-- COLLECTED MATERIAL --
····················

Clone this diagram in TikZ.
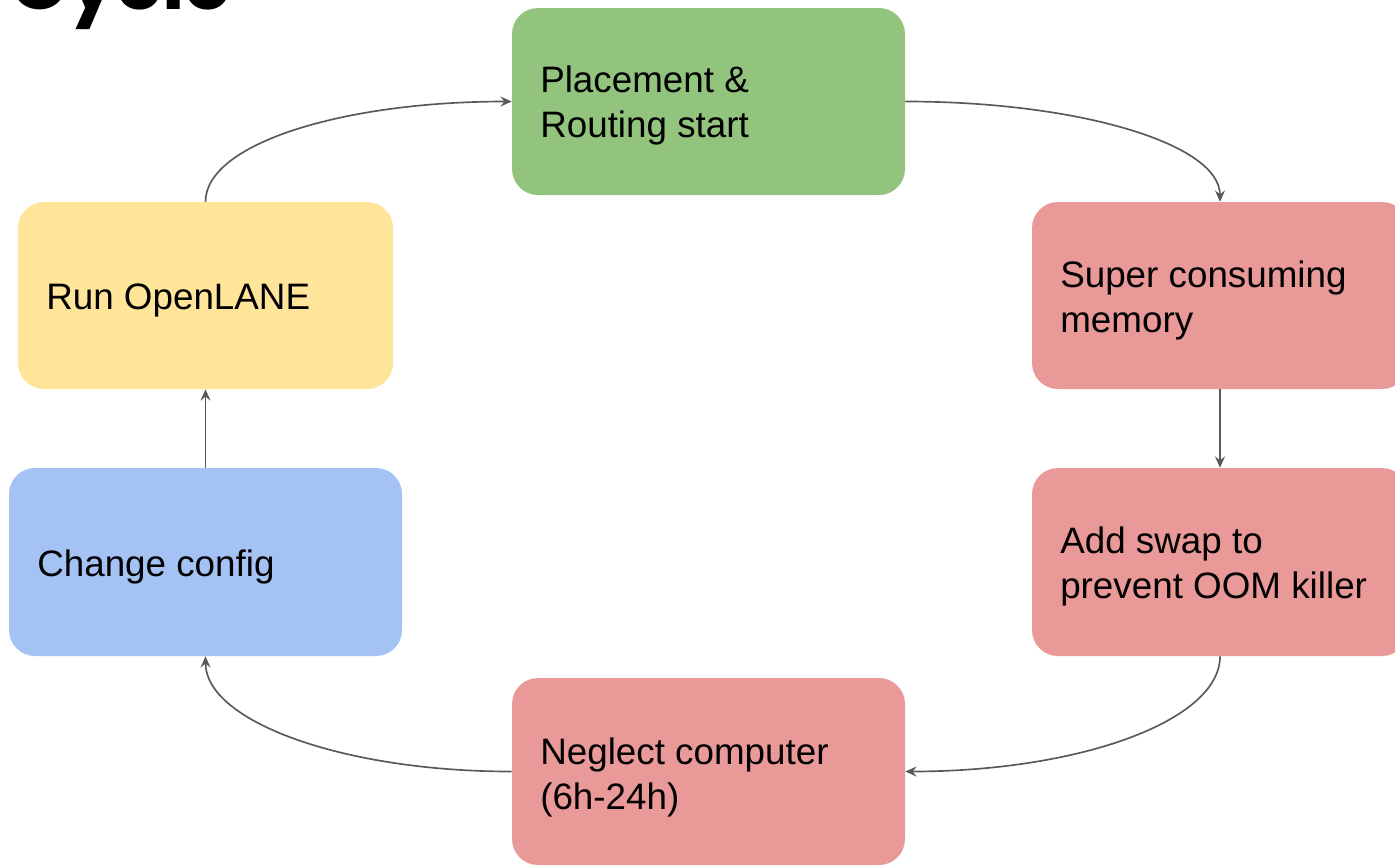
\documentclass[tikz,border=0pt]{standalone}
\usepackage{fontspec}
\setmainfont{Liberation Sans}
\newfontfamily\titlefont{Poppins}
\usetikzlibrary{arrows.meta}
\definecolor{boxgreen}{HTML}{93C47D}
\definecolor{boxyellow}{HTML}{FFE599}
\definecolor{boxred}{HTML}{EA9999}
\definecolor{boxblue}{HTML}{A4C2F4}
\definecolor{linkgray}{HTML}{595959}
\begin{document}
\begin{tikzpicture}[x=0.75pt,y=-0.75pt,
  stage/.style={rounded corners=19.5pt, inner sep=0pt, draw=none,
    minimum height=0.75*187pt},
  label/.style={anchor=base west, inner sep=0pt, text=black,
    font=\fontsize{27.6}{27.6}\selectfont},
  conn/.style={draw=linkgray, line width=1.25pt,
    -{Stealth[length=8.5pt,width=7.5pt,inset=3pt]}}]
\useasboundingbox (0,0) rectangle (1395,865);
\clip (0,0) rectangle (1395,865);

% heading, mostly above the page edge
\node[anchor=base west, inner sep=0pt,
  font=\titlefont\bfseries\fontsize{57}{57}\selectfont] (title) at (10,9) {Cycle};

% stages of the loop
\node[stage, fill=boxgreen, minimum width=0.75*393pt] (place) at (708.5,101.5) {};
\node[stage, fill=boxred, minimum width=0.75*376pt] (mem) at (1220,295.5) {};
\node[stage, fill=boxred, minimum width=0.75*376pt, minimum height=0.75*188pt] (swap) at (1220,562) {};
\node[stage, fill=boxred, minimum width=0.75*393pt] (wait) at (708.5,771.5) {};
\node[stage, fill=boxblue, minimum width=0.75*393pt, minimum height=0.75*188pt] (config) at (205.5,562) {};
\node[stage, fill=boxyellow, minimum width=0.75*375pt] (run) at (205.5,295.5) {};

% stage texts
\node[label] (place-a) at (540,92) {Placement \&};
\node[label] (place-b) at (540,137) {Routing start};
\node[label] (mem-a) at (1060,287) {Super consuming};
\node[label] (mem-b) at (1060,332) {memory};
\node[label] (swap-a) at (1060,553) {Add swap to};
\node[label] (swap-b) at (1060,598) {prevent OOM killer};
\node[label] (wait-a) at (540,764) {Neglect computer};
\node[label] (wait-b) at (540,809) {(6h-24h)};
\node[label] (config-a) at (37,576) {Change config};
\node[label] (run-a) at (46,309) {Run OpenLANE};

% connectors
\draw[conn] (run.north) .. controls +(0,-58) and +(-169,0) .. (place.west);
\draw[conn] (place.east) .. controls +(173,0) and +(0,-58) .. (mem.north);
\draw[conn] (mem.south) -- (swap.north);
\draw[conn] (swap.south) .. controls +(0,65) and +(173,0) .. (wait.east);
\draw[conn] (wait.west) .. controls +(-169,0) and +(0,65) .. (config.south);
\draw[conn] (config.north) -- (run.south);
\end{tikzpicture}
\end{document}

····················

-- AIM OF THE EXERCISE --
Up to and including the line containing "(title) at (10,9)", repeat every line from the start of the data, but none of the pictures.

-- THE SOLUTION --
Clone this diagram in TikZ.
\documentclass[tikz,border=0pt]{standalone}
\usepackage{fontspec}
\setmainfont{Liberation Sans}
\newfontfamily\titlefont{Poppins}
\usetikzlibrary{arrows.meta}
\definecolor{boxgreen}{HTML}{93C47D}
\definecolor{boxyellow}{HTML}{FFE599}
\definecolor{boxred}{HTML}{EA9999}
\definecolor{boxblue}{HTML}{A4C2F4}
\definecolor{linkgray}{HTML}{595959}
\begin{document}
\begin{tikzpicture}[x=0.75pt,y=-0.75pt,
  stage/.style={rounded corners=19.5pt, inner sep=0pt, draw=none,
    minimum height=0.75*187pt},
  label/.style={anchor=base west, inner sep=0pt, text=black,
    font=\fontsize{27.6}{27.6}\selectfont},
  conn/.style={draw=linkgray, line width=1.25pt,
    -{Stealth[length=8.5pt,width=7.5pt,inset=3pt]}}]
\useasboundingbox (0,0) rectangle (1395,865);
\clip (0,0) rectangle (1395,865);

% heading, mostly above the page edge
\node[anchor=base west, inner sep=0pt,
  font=\titlefont\bfseries\fontsize{57}{57}\selectfont] (title) at (10,9) {Cycle};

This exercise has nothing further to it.